SpaceX announced the change in recovery plans last July to prevent debris from the trunk section of Dragon, which on past flights has been jettisoned before the reentry burn, to make an uncontrolled reentry. Portions of the trunk have survived reentry and reached the ground in locations ranging from Australia to North Carolina to, most recently, Morocco.

On Fram2 and subsequent Dragon missions, the spacecraft will do the deorbit burn with the trunk attached and then jettison it. “That guarantees that it’s going to come in in a controlled way. We know pretty much exactly where it’s going to come in,” Jon Edwards, vice president of Falcon and Dragon at SpaceX, said at the pre-launch event. Shifting splashdowns to California will ensure any trunk debris splashes down in the ocean.
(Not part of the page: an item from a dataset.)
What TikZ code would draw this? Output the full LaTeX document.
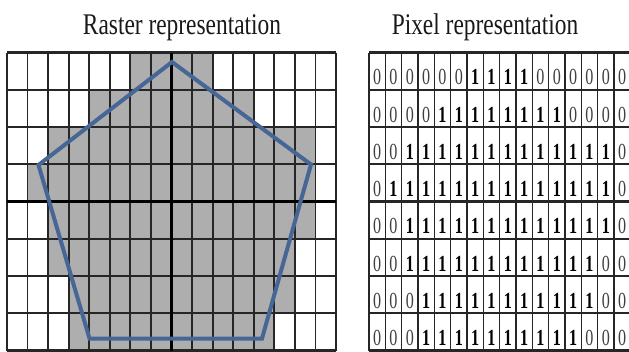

For SpaceX, it marks a return to California, which hosted splashdowns of the first-generation cargo Dragon. “Weather is typically better on the West Coast,” he said, with more favorable ground-level winds. The main challenge is the marine layer of clouds, which can limit helicopter operations to support crew recovery.

This mission also required a new trajectory for the Falcon 9 launch, going south just off the Florida coast. “Dragon is basically programmed to dodge Florida, Cuba, Panama and Peru,” Edwards said, ensuring that in an abort that the capsule would land in the water.

Fram2 does build on some earlier missions, including the two previous Crew Dragon missions that did not go to the ISS, Inspiration4 and Polaris Dawn. Fram2 is using the same large window, or cupola, in the nose first flown on Inspiration4, said Kiko Donchev, vice president of launch at SpaceX.

“I think we could have flown this mission earlier had the mission design come,” he said. “We like to stack new things off of capabilities we’ve built before.”

“This mission is not a cookie-cutter,” Edwards said.